Nevada Union running back tandem leads blowout win over Christian Brothers
A year ago, the bus that hauled the Christian Brothers Falcons football team chugged its way up Interstate 80, through Placer County, and then it broke down.
It was 110 degrees, the sun beating down and not a cool smile in sight, but the 90-minute stall was worth it. Christian Brothers arrived on the Grass Valley campus shortly before kickoff and then beat the host Nevada Union Miners by five touchdowns.
On Friday night in Oak Park in a nonleague rematch of two of the most storied programs in the greater Sacramento area, it was the Nevada Union team bus that encountered a snag. This journey wasn’t nearly as troublesome as this rig had difficulty maneuvering throughout the tight confines of a full parking lot.
Behind a punishing ground game and a stout defense, Nevada Union earned a measure of sweet revenge, rolling Christian Brothers 52-20 behind the engine that is fueled by two stout 6-foot-3 runners. Rhyder Eelkema and Brandon McCallum each eclipsed 100 yards by the middle of the third quarter as the offensive line blasted holes for the Miners, and those two backs would have fit in nicely with any of the famed NU teams of yesteryear.
Nevada Union won CIF Sac-Joaquin Section Division I championships in 1993, 1994, 2005 and 2009 when running the ball and defending the ball were program foundations under coach Dave Humphers.
Brad Sparks has been a coach with the Miners at different levels for years, the head coach of the varsity troops for the last eight seasons. He embraces the tradition of his program and the pillars of what this sport is all about.
“It shouldn’t be called football,” Sparks said. “It should be called blocking and tackling, because that’s what this sport is all about. “We didn’t do that in our first game, and we got beat.”

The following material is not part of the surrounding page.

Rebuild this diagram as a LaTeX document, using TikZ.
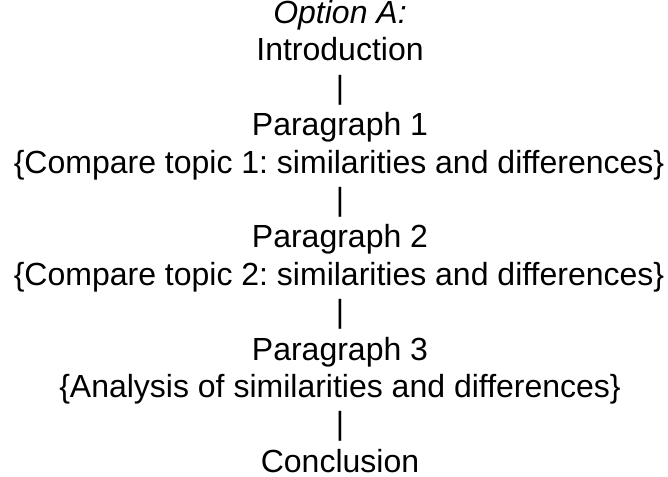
\documentclass[tikz,border=0pt]{standalone}
\usepackage{fontspec}
\setmainfont{Liberation Sans}
\frenchspacing
\usetikzlibrary{positioning}
\tikzset{
  % text lines of the outline, placed on their baseline
  outline/.style={inner sep=0pt,anchor=base,font=\fontsize{24}{28}\selectfont},
  title/.style={outline,font=\fontsize{24}{28}\selectfont\itshape},
}

\begin{document}
\begin{tikzpicture}[x=0.75pt,y=-0.75pt]
  \useasboundingbox (0,0) rectangle (668,477);
  \node[title] (opt) at (340,23.5) {Option A:};
  \node[outline] (intro) at (340,60.9) {Introduction};
  \node[outline] (bar1) at (340,98.3) {|};
  \node[outline] (par1) at (340,135.7) {Paragraph 1};
  \node[outline] (cmp1) at (339,173.1) {\{Compare topic 1: similarities and differences\}};
  \node[outline] (bar2) at (340,210.5) {|};
  \node[outline] (par2) at (340,247.9) {Paragraph 2};
  \node[outline] (cmp2) at (339,285.3) {\{Compare topic 2: similarities and differences\}};
  \node[outline] (bar3) at (340,322.7) {|};
  \node[outline] (par3) at (340,360.1) {Paragraph 3};
  \node[outline] (ana) at (340,397.5) {\{Analysis of similarities and differences\}};
  \node[outline] (bar4) at (340,434.9) {|};
  \node[outline] (concl) at (340,472.3) {Conclusion};
\end{tikzpicture}
\end{document}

Northern Section power Chico belted the Miners 42-13 in a season opener, but Nevada Union responded with a 49-0 win over Bella Vista and backed that up with an even better effort against a speedy Christian Brothers program steeped in tradition since the 1950s.
Eelkema caught a 78-yard touchdown from JC Harris to open the scoring and then scored on runs of 3, 11 and 25 yards. McCallum had touchdown runs of 1 and 22 yards to go with 251 yards rushing as the Miners pounded away against a young Christian Brothers defense.
Deakon Holden, a fourth-year varsity starting quarterback for Christian Brothers, had three touchdown passes, though the Falcons fell to 0-3.
Sparks pulled out several players from the Christian Brothers line in the postgame handshake to congratulate them on their spirited play. He was on the other side this score a year ago against the Falcons and can appreciate the hard knocks of a hard sport.
“You’ve got to respect winning,” Sparks said. “Those are a bunch of great kids at Christian Brothers. Tonight, we were the better team.”
Sparks received high fives and hugs from players after he rallied them up in a spirited postgame talk. In that talk, he reminded that as sweet as this victory was, the team hasn’t accomplished anything yet.
Not with Casa Roble looming, then North Coast Section power Antioch to cap the nonleague part of the schedule. And then the Foothill Valley League schedule that includes Sacramento Bee-ranked teams in Twelve Bridges, Roseville and Placer, in addition to tough teams in Del Campo and Yuba City.
Nevada Union was a regional powerhouse from the late 1970s through 2009, when the Miners went 13-1. In part due to a big drop in enrollment and because down cycles happen at public schools, the program bottomed out. The Miners went 0-10 in 2013, 3-7 in 2014, 1-9 in 2015, 2-8 in 2016, 2-8 in 2017 and 3-7 in Sparks’ first season of 2018. Since 2021, NU has reached the playoffs four consecutive seasons, though the Miners are eager for a return trip to the section finals.
Sparks told his group afterward if they were starting to “believe.” Their cheers provided the answer.
In an effort to embrace its past, the Miners this season went back to the uniform and helmet design used when Nevada Union High opened its current campus in 1961. The new digs look a lot like Notre Dame with white pants, white jerseys and strikingly gold helmets, a far cry from the iconic winged helmets of the football program’s heyday.
“The hardest thing with our program is trying to learn how to win again, but we’re getting there,” Sparks said.
Christian Brothers coach Larry Morla called this matchup “a great battle between two historic football schools.” After the game, he said the Falcons can only grow from here, nursing a winless start with rival Jesuit looming in the annual Holy Bowl next Saturday, Sept. 13, at Hughes Stadium.
“We’ve got so many young guys,” the coach said. “They wore us out. You can’t give up three early touchdowns to a running team.”